Младший доктор с «Донского», оставшийся на «Бедовом», долго еще возился с перевязкой многочисленных и тяжелых ран адмирала. Адмирал хотя и был привязан к носилкам, но при двойной перегрузке — с миноносца на катер и с катера на миноносец — когда волей-неволей с ним обращались как с вещью, все бинты (как ни искусно накладывал их наш благодетель — Петр Кудинов) съехали со своих мест.
Отдышавшись, напившись (да не простой воды, а чаю с лимонной кислотой), я подбодрился и захотел мыться, так как, глянув в зеркало, увидел какую-то негритянскую физиономию, а проведя рукой по голове, мог убедиться, что на ней не волосы, а какой-то войлок — до такой степени мы были прокопчены дымом пожара и, смею добавить, шимозы.
Правда, что бодрости моей хватило ненамного. До уборной я добрался на своих ногах (хотя с опорой на окружающие предметы и при содействии окружающих), зато там, перед умывальником, управиться не смог… Выручил вестовой, который усадил меня на табуретку, принес таз и вымыл меня «в трех водах». После этого «трюка» я почувствовал себя как в раю. К тому же новые соплаватели наперерыв предлагали чистое белье, даже платье. Первое я принял с глубокой благодарностью, но от второго отказался: моя тужурка, изорванная осколками японских снарядов, и лохмотья брюк, залитые кровью, казались мне почетным обмундированием, с которым я ни за что не хотел расстаться…
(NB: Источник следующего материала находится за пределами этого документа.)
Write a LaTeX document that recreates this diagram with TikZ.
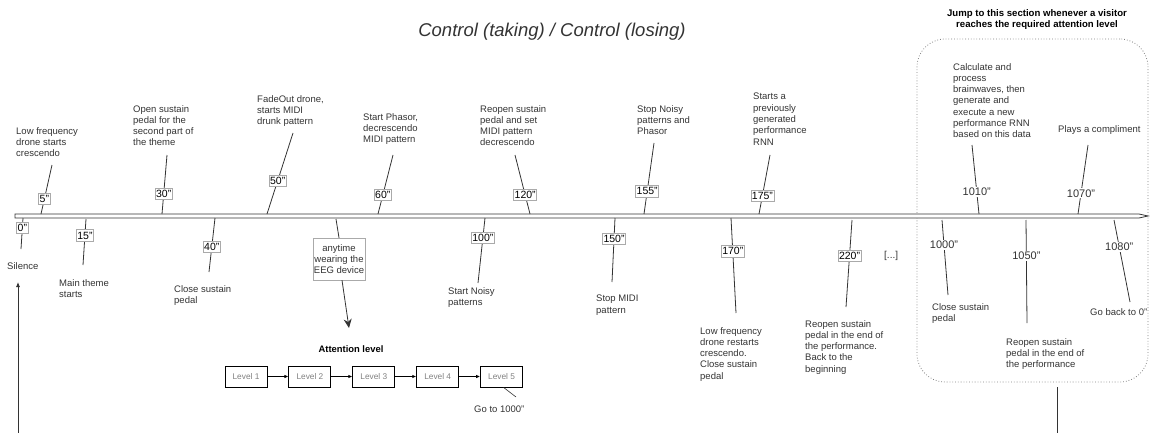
\documentclass[tikz,border=0pt]{standalone}
\usepackage{fontspec}
\setmainfont{Liberation Sans}
\usepackage{tikz}
\usetikzlibrary{arrows.meta,positioning}
\definecolor{inkgray}{HTML}{333333}
\definecolor{boxgray}{HTML}{AAAAAA}
\tikzset{
  evtext/.style = {anchor=north west, align=left, inner sep=0pt, text=inkgray,
    font=\fontsize{9.5}{11.3}\selectfont},% texte d'un evenement
  tlabel/.style = {draw=boxgray, fill=white, inner xsep=1pt, inner ysep=2pt,
    text=black, font=\fontsize{10.5}{12}\selectfont},% temps, avec cadre
  tfree/.style = {fill=white, inner sep=1pt, text=inkgray,
    font=\fontsize{11}{13}\selectfont},% temps, sans cadre
  tick/.style = {draw=inkgray, line width=0.8pt},
  anybox/.style = {draw=boxgray, fill=white, align=center, inner xsep=1pt,
    inner ysep=2pt, minimum width=50pt, minimum height=42pt, text=inkgray,
    font=\fontsize{9.5}{11.3}\selectfont},
  levelbox/.style = {draw=black, line width=0.9pt, minimum width=42pt,
    minimum height=21pt, text=gray, font=\fontsize{8.3}{10}\selectfont},
  levarrow/.style = {draw=black, line width=0.8pt, -{Latex[length=4pt,width=3.5pt]}},
  section/.style = {draw=gray, dotted, line width=0.8pt, rounded corners=28pt,
    minimum width=231pt, minimum height=343pt}
}

\begin{document}
\begin{tikzpicture}[x=1pt, y=-1pt]
\useasboundingbox (0,0) rectangle (1150,433);

\node [font=\fontsize{18.5}{22}\selectfont\itshape, text=inkgray] (title) at (552,32)
  {Control (taking) / Control (losing)};

% section reached by attention
\node [section] (sect) at (1032.5,210.5) {};
\node [font=\fontsize{9.6}{11}\selectfont\bfseries, align=center] (head) at (1037,20)
  {Jump to this section whenever a visitor\\reaches the required attention level};

% timeline
\draw [inkgray, line width=0.8pt, fill=white] (15,214) -- (1139,214) -- (1148,216)
  -- (1139,218) -- (15,218) -- cycle;

% above the timeline
\coordinate (b5) at (41,214);     \coordinate (e5) at (52,165);
\coordinate (b30) at (162,214);   \coordinate (e30) at (167,155);
\coordinate (b50) at (267,214);   \coordinate (e50) at (293,133);
\coordinate (b60) at (378,214);   \coordinate (e60) at (393,155);
\coordinate (b120) at (530,214);  \coordinate (e120) at (515,155);
\coordinate (b155) at (644,214);  \coordinate (e155) at (654,143);
\coordinate (b175) at (759,214);  \coordinate (e175) at (770,155);
\coordinate (b1010) at (979,214); \coordinate (e1010) at (972,145);
\coordinate (b1070) at (1078,214);\coordinate (e1070) at (1088,145);

\draw [tick] (b5) -- node [tlabel, pos=0.31] (l5) {5"} (e5);
\draw [tick] (b30) -- node [tlabel, pos=0.34] (l30) {30"} (e30);
\draw [tick] (b50) -- node [tlabel, pos=0.41] (l50) {50"} (e50);
\draw [tick] (b60) -- node [tlabel, pos=0.32] (l60) {60"} (e60);
\draw [tick] (b120) -- node [tlabel, pos=0.32] (l120) {120"} (e120);
\draw [tick] (b155) -- node [tlabel, pos=0.32] (l155) {155"} (e155);
\draw [tick] (b175) -- node [tlabel, pos=0.31] (l175) {175"} (e175);
\draw [tick] (b1010) -- node [tfree, pos=0.32] (l1010) {1010"} (e1010);
\draw [tick] (b1070) -- node [tfree, pos=0.30] (l1070) {1070"} (e1070);

\node [evtext] (t5) at (16,127) {Low frequency\\drone starts\\crescendo};
\node [evtext] (t30) at (133,105) {Open sustain\\pedal for the\\second part of\\the theme};
\node [evtext] (t50) at (257,95) {FadeOut drone,\\starts MIDI\\drunk pattern};
\node [evtext] (t60) at (363,113) {Start Phasor,\\decrescendo\\MIDI pattern};
\node [evtext] (t120) at (480,105) {Reopen sustain\\pedal and set\\MIDI pattern\\decrescendo};
\node [evtext] (t155) at (637,105) {Stop Noisy\\patterns and\\Phasor};
\node [evtext] (t175) at (753,93) {Starts a\\previously\\generated\\performance\\RNN};
\node [evtext] (t1010) at (953,63) {Calculate and\\process\\brainwaves, then\\generate and\\execute a new\\performance RNN\\based on this data};
\node [evtext] (t1070) at (1058,125) {Plays a compliment};

% below the timeline
\coordinate (b0) at (23,218);     \coordinate (e0) at (21,249);
\coordinate (b15) at (86,219);    \coordinate (e15) at (83,265);
\coordinate (b40) at (215,218);   \coordinate (e40) at (209,272);
\coordinate (b100) at (485,218);  \coordinate (e100) at (478,283);
\coordinate (b150) at (615,218);  \coordinate (e150) at (612,282);
\coordinate (b170) at (731,218);  \coordinate (e170) at (736,313);
\coordinate (b220) at (852,220);  \coordinate (e220) at (846,307);
\coordinate (b1000) at (942,220); \coordinate (e1000) at (948,295);
\coordinate (b1050) at (1026,220);\coordinate (e1050) at (1027,323);
\coordinate (b1080) at (1114,220);\coordinate (e1080) at (1130,302);

\draw [tick] (b0) -- node [tlabel, pos=0.32] (l0) {0"} (e0);
\draw [tick] (b15) -- node [tlabel, pos=0.36] (l15) {15"} (e15);
\draw [tick] (b40) -- node [tlabel, pos=0.54] (l40) {40"} (e40);
\draw [tick] (b100) -- node [tlabel, pos=0.31] (l100) {100"} (e100);
\draw [tick] (b150) -- node [tlabel, pos=0.33] (l150) {150"} (e150);
\draw [tick] (b170) -- node [tlabel, pos=0.35] (l170) {170"} (e170);
\draw [tick] (b220) -- node [tlabel, pos=0.41] (l220) {220"} (e220);
\draw [tick] (b1000) -- node [tfree, pos=0.33] (l1000) {1000"} (e1000);
\draw [tick] (b1050) -- node [tfree, pos=0.35] (l1050) {1050"} (e1050);
\draw [tick] (b1080) -- node [tfree, pos=0.33] (l1080) {1080"} (e1080);

\node [evtext] (t0) at (7,262) {Silence};
\node [evtext] (t15) at (59,279) {Main theme\\starts};
\node [evtext] (t40) at (174,285) {Close sustain\\pedal};
\node [evtext] (t100) at (448,287) {Start Noisy\\patterns};
\node [evtext] (t150) at (596,295) {Stop MIDI\\pattern};
\node [evtext] (t170) at (700,327) {Low frequency\\drone restarts\\crescendo.\\Close sustain\\pedal};
\node [evtext] (t220) at (805,320) {Reopen sustain\\pedal in the end of\\the performance.\\Back to the\\beginning};
\node [evtext] (t1000) at (932,303) {Close sustain\\pedal};
\node [evtext] (t1050) at (1006,338) {Reopen sustain\\pedal in the end of\\the performance};
\node [evtext] (t1080) at (1090,308) {Go back to 0"};
\node [evtext, font=\fontsize{10}{12}\selectfont] (skip) at (884,251) {[...]};

% anytime: attention levels
\coordinate (bany) at (336,219);
\coordinate (eany) at (349,328);
\node [anybox] (any) at (339,259) {anytime\\wearing the\\EEG device};
\draw [tick] (bany) -- (any.north);
\draw [tick, -{Stealth[length=9pt,width=8pt]}] ([xshift=3pt]any.south) -- (eany);

\node [font=\fontsize{9.4}{11}\selectfont\bfseries] (att) at (351,349) {Attention level};
\node [levelbox] (lv1) at (246,376.5) {Level 1};
\node [levelbox, right=21pt of lv1] (lv2) {Level 2};
\node [levelbox, right=21pt of lv2] (lv3) {Level 3};
\node [levelbox, right=21pt of lv3] (lv4) {Level 4};
\node [levelbox, right=21pt of lv4] (lv5) {Level 5};
\draw [levarrow] (lv1) -- (lv2);
\draw [levarrow] (lv2) -- (lv3);
\draw [levarrow] (lv3) -- (lv4);
\draw [levarrow] (lv4) -- (lv5);

\coordinate (ego) at (516,397);
\draw [tick, line width=0.6pt] ([xshift=2pt]lv5.south) -- (ego);
\node [evtext] (tgo) at (474,406) {Go to 1000"};

% back to the start
\coordinate (sectout) at (1057,433);
\coordinate (loopin) at (18,433);
\coordinate (looptip) at (18,282);
\draw [tick] ([yshift=-5pt]sect.south -| sectout) -- (sectout);
\draw [tick, -{Latex[length=5pt,width=4pt]}] (loopin) -- (looptip);
\end{tikzpicture}
\end{document}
— Ого, а вас и с левого бока изрядно попортило! — заметил кто-то, пока меня переодевали.
Действительно, невидные под тужуркой, ярко выступали на белом жилете красные пятна — одно, большое, у пояса, и два, поменьше, под левой лопаткой. По всей вероятности, эти осколки были в раскаленном состоянии (оттого и было так больно их получать), но зато, проникнув неглубоко, сами дезинфицировали, прижгли раны, которые уже успели покрыться струпом. Неприятно было только отдирать от них присохшую рубашку.
Потом пришел доктор (покончив с адмиралом) и начал «манипулировать» со мной.
За шесть месяцев в Порт-Артуре я достаточно пригляделся к минам, которые делают доктора при осмотре раненых (надо сознаться — все по одному шаблону), и научился понимать истинный смысл их всегда ободрительных замечаний.
В данном случае я понял, что дело серьезное и мне грозят крупные неприятности.
— Да он (осколок) навылет или засел? — спрашивал я доктора, возившегося с моей правой ногой. — Мне кажется, что есть там (в ране) что-то твердое…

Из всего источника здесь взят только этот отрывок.